WHAT YOU WILL DO
Reproduce the material word for word; the images stay out.

EXERCISE INPUT
=====
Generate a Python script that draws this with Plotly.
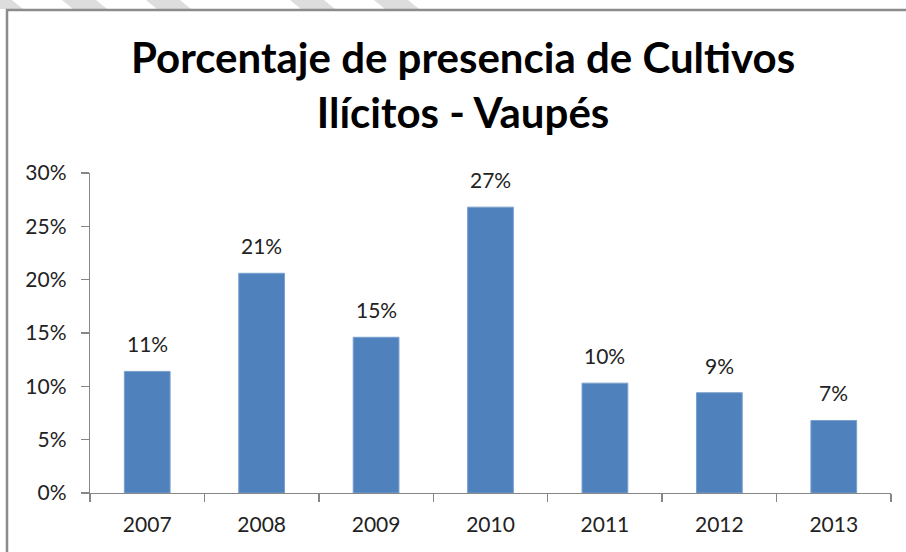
import plotly.graph_objects as go

years = ["2007", "2008", "2009", "2010", "2011", "2012", "2013"]
values = [0.114, 0.206, 0.146, 0.268, 0.103, 0.094, 0.068]
y_ticks = [0.0, 0.05, 0.10, 0.15, 0.20, 0.25, 0.30]
y_tick_labels = ["0%", "5%", "10%", "15%", "20%", "25%", "30%"]
title_lines = ["Porcentaje de presencia de Cultivos", "Ilícitos - Vaupés"]

W, H = 906, 552
L, R, T, B = 90, 15, 173, 59
pw, ph = W - L - R, H - T - B

def px_x(x):
    return (x - L) / pw

def px_y(y):
    return (H - B - y) / ph

FONT = "Lato"
AXIS = "#868686"

fig = go.Figure()
fig.add_trace(go.Bar(
    x=list(range(len(years))), y=values,
    marker=dict(color="#4F81BD", line=dict(color="#7BA0CD", width=1)),
    hoverinfo="skip",
))

for i, v in enumerate(values):
    fig.add_annotation(
        x=i, y=v, xref="x", yref="y",
        text=f"{int(v * 100 + 0.5)}%", showarrow=False,
        yanchor="bottom", yshift=13,
        font=dict(family=FONT, size=21, color="#222222"),
    )

# title
fig.add_annotation(
    xref="paper", yref="paper", x=px_x(463), y=px_y(30),
    xanchor="center", yanchor="top",
    text="<b>" + "<br>".join(title_lines) + "</b>", showarrow=False,
    font=dict(family=FONT, size=42, color="#000000"),
)

shapes = []
# chart border frame
shapes.append(dict(type="rect", xref="paper", yref="paper",
                   x0=px_x(7), x1=px_x(960), y0=px_y(10), y1=px_y(600),
                   line=dict(color="#8C8C8C", width=2.5), fillcolor="rgba(0,0,0,0)",
                   layer="above"))
# decorative light stripes above the frame
for sx in [-22, 62, 146, 290, 374]:
    path = (f"M {px_x(sx):.5f},{px_y(0):.5f} L {px_x(sx + 34):.5f},{px_y(0):.5f} "
            f"L {px_x(sx + 45):.5f},{px_y(9):.5f} L {px_x(sx + 11):.5f},{px_y(9):.5f} Z")
    shapes.append(dict(type="path", xref="paper", yref="paper", path=path,
                       fillcolor="#DDDDDD", line=dict(width=0), layer="below"))

fig.update_layout(
    width=W, height=H,
    margin=dict(l=L, r=R, t=T, b=B, autoexpand=False),
    paper_bgcolor="white", plot_bgcolor="white",
    showlegend=False, bargap=0.6,
    shapes=shapes,
    font=dict(family=FONT, size=21, color="#222222"),
)
fig.update_xaxes(
    range=[-0.5, len(years) - 0.5], tickmode="array",
    tickvals=list(range(len(years))), ticktext=years, tickangle=0,
    showline=True, linecolor=AXIS, linewidth=1.3,
    ticks="", showgrid=False, zeroline=False, automargin=False,
    ticklabelstandoff=12,
    tickfont=dict(family=FONT, size=21, color="#222222"),
)
# boundary ticks via minor ticks
fig.update_xaxes(minor=dict(tickmode="array",
                            tickvals=[i - 0.5 for i in range(len(years) + 1)],
                            ticks="outside", ticklen=8, tickcolor=AXIS, tickwidth=1.3,
                            showgrid=False))
fig.update_yaxes(
    range=[0, 0.30], tickvals=y_ticks, ticktext=y_tick_labels,
    showline=True, linecolor=AXIS, linewidth=1.3,
    ticks="outside", ticklen=8, tickcolor=AXIS, tickwidth=1.3,
    showgrid=False, zeroline=False, automargin=False,
    ticklabelstandoff=10,
    tickfont=dict(family=FONT, size=21, color="#222222"),
)

fig.write_html("out.html", config={"displayModeBar": False, "staticPlot": True},
               post_script="document.body.style.margin='0';document.body.style.overflow='hidden';")
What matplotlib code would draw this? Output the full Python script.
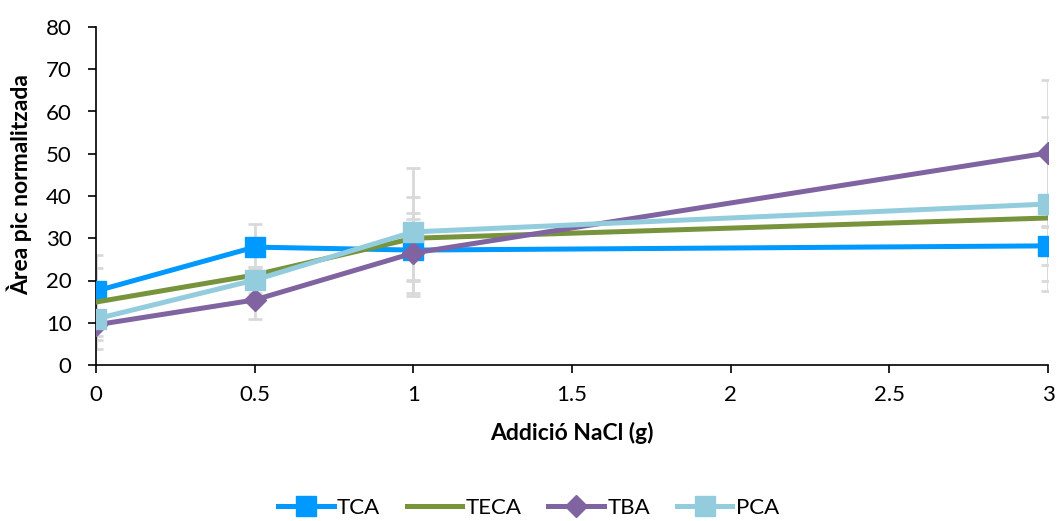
import numpy as np
import matplotlib.pyplot as plt

plt.rcParams['font.family'] = ['Lato', 'DejaVu Sans']

nacl = [0, 0.5, 1, 3]
tca = [17.5, 27.9, 27.2, 28.2]
teca = [14.9, 21.3, 30.0, 34.8]
tba = [9.5, 15.4, 26.5, 50.2]
pca = [10.9, 20.1, 31.5, 38.1]
tca_err = [8.5, 5.5, 7.4, 4.5]
teca_err = [8.0, 2.0, 9.8, 15.0]
tba_err = [5.7, 4.5, 9.5, 17.3]
pca_err = [5.0, 3.0, 15.2, 20.5]

fig = plt.figure(figsize=(10.57, 5.21), dpi=100)
ax = fig.add_axes([96/1057, 1-365/521, (1048-96)/1057, (365-27)/521])

series = [
    ('TCA', tca, tca_err, '#0099FF', 's', 14.5),
    ('TECA', teca, teca_err, '#77933C', None, 0),
    ('TBA', tba, tba_err, '#8064A2', 'D', 11),
    ('PCA', pca, pca_err, '#93CDDD', 's', 14.5),
]

for name, vals, err, col, mk, ms in series:
    ax.errorbar(nacl, vals, yerr=err, fmt='none', ecolor='#D9D9D9',
                elinewidth=2, capsize=5, capthick=2, zorder=1)
for name, vals, err, col, mk, ms in series:
    ax.plot(nacl, vals, color=col, lw=3.6, marker=mk, markersize=ms,
            label=name, zorder=3)

ax.set_xlim(0, 3)
ax.set_ylim(0, 80)
ax.set_xticks([0, 0.5, 1, 1.5, 2, 2.5, 3])
ax.set_xticklabels(['0', '0.5', '1', '1.5', '2', '2.5', '3'])
ax.set_yticks(np.arange(0, 81, 10))
ax.tick_params(labelsize=16, length=5.5, width=1.2, direction='out')
ax.tick_params(axis='y', pad=12)
ax.tick_params(axis='x', pad=9)
ax.spines['top'].set_visible(False)
ax.spines['right'].set_visible(False)
ax.spines['left'].set_linewidth(1.2)
ax.spines['bottom'].set_linewidth(1.2)
ax.set_xlabel('Addició NaCl (g)', fontsize=16.5, fontweight='bold', labelpad=12)
ax.set_ylabel('Àrea pic normalitzada', fontsize=16.5, fontweight='bold')
ax.yaxis.set_label_coords(-0.067, 0.533)

fig.legend(loc='center', ncol=4, frameon=False, fontsize=16,
           bbox_to_anchor=(0.5, 1-508/521), handlelength=2.5,
           handletextpad=0.15, columnspacing=1.2)

fig.savefig('out.png', dpi=100)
=====
ANSWER TO THIS EXERCISE
Generate a Python script that draws this with Plotly.
import plotly.graph_objects as go

years = ["2007", "2008", "2009", "2010", "2011", "2012", "2013"]
values = [0.114, 0.206, 0.146, 0.268, 0.103, 0.094, 0.068]
y_ticks = [0.0, 0.05, 0.10, 0.15, 0.20, 0.25, 0.30]
y_tick_labels = ["0%", "5%", "10%", "15%", "20%", "25%", "30%"]
title_lines = ["Porcentaje de presencia de Cultivos", "Ilícitos - Vaupés"]

W, H = 906, 552
L, R, T, B = 90, 15, 173, 59
pw, ph = W - L - R, H - T - B

def px_x(x):
    return (x - L) / pw

def px_y(y):
    return (H - B - y) / ph

FONT = "Lato"
AXIS = "#868686"

fig = go.Figure()
fig.add_trace(go.Bar(
    x=list(range(len(years))), y=values,
    marker=dict(color="#4F81BD", line=dict(color="#7BA0CD", width=1)),
    hoverinfo="skip",
))

for i, v in enumerate(values):
    fig.add_annotation(
        x=i, y=v, xref="x", yref="y",
        text=f"{int(v * 100 + 0.5)}%", showarrow=False,
        yanchor="bottom", yshift=13,
        font=dict(family=FONT, size=21, color="#222222"),
    )

# title
fig.add_annotation(
    xref="paper", yref="paper", x=px_x(463), y=px_y(30),
    xanchor="center", yanchor="top",
    text="<b>" + "<br>".join(title_lines) + "</b>", showarrow=False,
    font=dict(family=FONT, size=42, color="#000000"),
)

shapes = []
# chart border frame
shapes.append(dict(type="rect", xref="paper", yref="paper",
                   x0=px_x(7), x1=px_x(960), y0=px_y(10), y1=px_y(600),
                   line=dict(color="#8C8C8C", width=2.5), fillcolor="rgba(0,0,0,0)",
                   layer="above"))
# decorative light stripes above the frame
for sx in [-22, 62, 146, 290, 374]:
    path = (f"M {px_x(sx):.5f},{px_y(0):.5f} L {px_x(sx + 34):.5f},{px_y(0):.5f} "
            f"L {px_x(sx + 45):.5f},{px_y(9):.5f} L {px_x(sx + 11):.5f},{px_y(9):.5f} Z")
    shapes.append(dict(type="path", xref="paper", yref="paper", path=path,
                       fillcolor="#DDDDDD", line=dict(width=0), layer="below"))

fig.update_layout(
    width=W, height=H,
    margin=dict(l=L, r=R, t=T, b=B, autoexpand=False),
    paper_bgcolor="white", plot_bgcolor="white",
    showlegend=False, bargap=0.6,
    shapes=shapes,
    font=dict(family=FONT, size=21, color="#222222"),
)
fig.update_xaxes(
    range=[-0.5, len(years) - 0.5], tickmode="array",
    tickvals=list(range(len(years))), ticktext=years, tickangle=0,
    showline=True, linecolor=AXIS, linewidth=1.3,
    ticks="", showgrid=False, zeroline=False, automargin=False,
    ticklabelstandoff=12,
    tickfont=dict(family=FONT, size=21, color="#222222"),
)
# boundary ticks via minor ticks
fig.update_xaxes(minor=dict(tickmode="array",
                            tickvals=[i - 0.5 for i in range(len(years) + 1)],
                            ticks="outside", ticklen=8, tickcolor=AXIS, tickwidth=1.3,
                            showgrid=False))
fig.update_yaxes(
    range=[0, 0.30], tickvals=y_ticks, ticktext=y_tick_labels,
    showline=True, linecolor=AXIS, linewidth=1.3,
    ticks="outside", ticklen=8, tickcolor=AXIS, tickwidth=1.3,
    showgrid=False, zeroline=False, automargin=False,
    ticklabelstandoff=10,
    tickfont=dict(family=FONT, size=21, color="#222222"),
)

fig.write_html("out.html", config={"displayModeBar": False, "staticPlot": True},
               post_script="document.body.style.margin='0';document.body.style.overflow='hidden';")
What matplotlib code would draw this? Output the full Python script.
import numpy as np
import matplotlib.pyplot as plt

plt.rcParams['font.family'] = ['Lato', 'DejaVu Sans']

nacl = [0, 0.5, 1, 3]
tca = [17.5, 27.9, 27.2, 28.2]
teca = [14.9, 21.3, 30.0, 34.8]
tba = [9.5, 15.4, 26.5, 50.2]
pca = [10.9, 20.1, 31.5, 38.1]
tca_err = [8.5, 5.5, 7.4, 4.5]
teca_err = [8.0, 2.0, 9.8, 15.0]
tba_err = [5.7, 4.5, 9.5, 17.3]
pca_err = [5.0, 3.0, 15.2, 20.5]

fig = plt.figure(figsize=(10.57, 5.21), dpi=100)
ax = fig.add_axes([96/1057, 1-365/521, (1048-96)/1057, (365-27)/521])

series = [
    ('TCA', tca, tca_err, '#0099FF', 's', 14.5),
    ('TECA', teca, teca_err, '#77933C', None, 0),
    ('TBA', tba, tba_err, '#8064A2', 'D', 11),
    ('PCA', pca, pca_err, '#93CDDD', 's', 14.5),
]

for name, vals, err, col, mk, ms in series:
    ax.errorbar(nacl, vals, yerr=err, fmt='none', ecolor='#D9D9D9',
                elinewidth=2, capsize=5, capthick=2, zorder=1)
for name, vals, err, col, mk, ms in series:
    ax.plot(nacl, vals, color=col, lw=3.6, marker=mk, markersize=ms,
            label=name, zorder=3)

ax.set_xlim(0, 3)
ax.set_ylim(0, 80)
ax.set_xticks([0, 0.5, 1, 1.5, 2, 2.5, 3])
ax.set_xticklabels(['0', '0.5', '1', '1.5', '2', '2.5', '3'])
ax.set_yticks(np.arange(0, 81, 10))
ax.tick_params(labelsize=16, length=5.5, width=1.2, direction='out')
ax.tick_params(axis='y', pad=12)
ax.tick_params(axis='x', pad=9)
ax.spines['top'].set_visible(False)
ax.spines['right'].set_visible(False)
ax.spines['left'].set_linewidth(1.2)
ax.spines['bottom'].set_linewidth(1.2)
ax.set_xlabel('Addició NaCl (g)', fontsize=16.5, fontweight='bold', labelpad=12)
ax.set_ylabel('Àrea pic normalitzada', fontsize=16.5, fontweight='bold')
ax.yaxis.set_label_coords(-0.067, 0.533)

fig.legend(loc='center', ncol=4, frameon=False, fontsize=16,
           bbox_to_anchor=(0.5, 1-508/521), handlelength=2.5,
           handletextpad=0.15, columnspacing=1.2)

fig.savefig('out.png', dpi=100)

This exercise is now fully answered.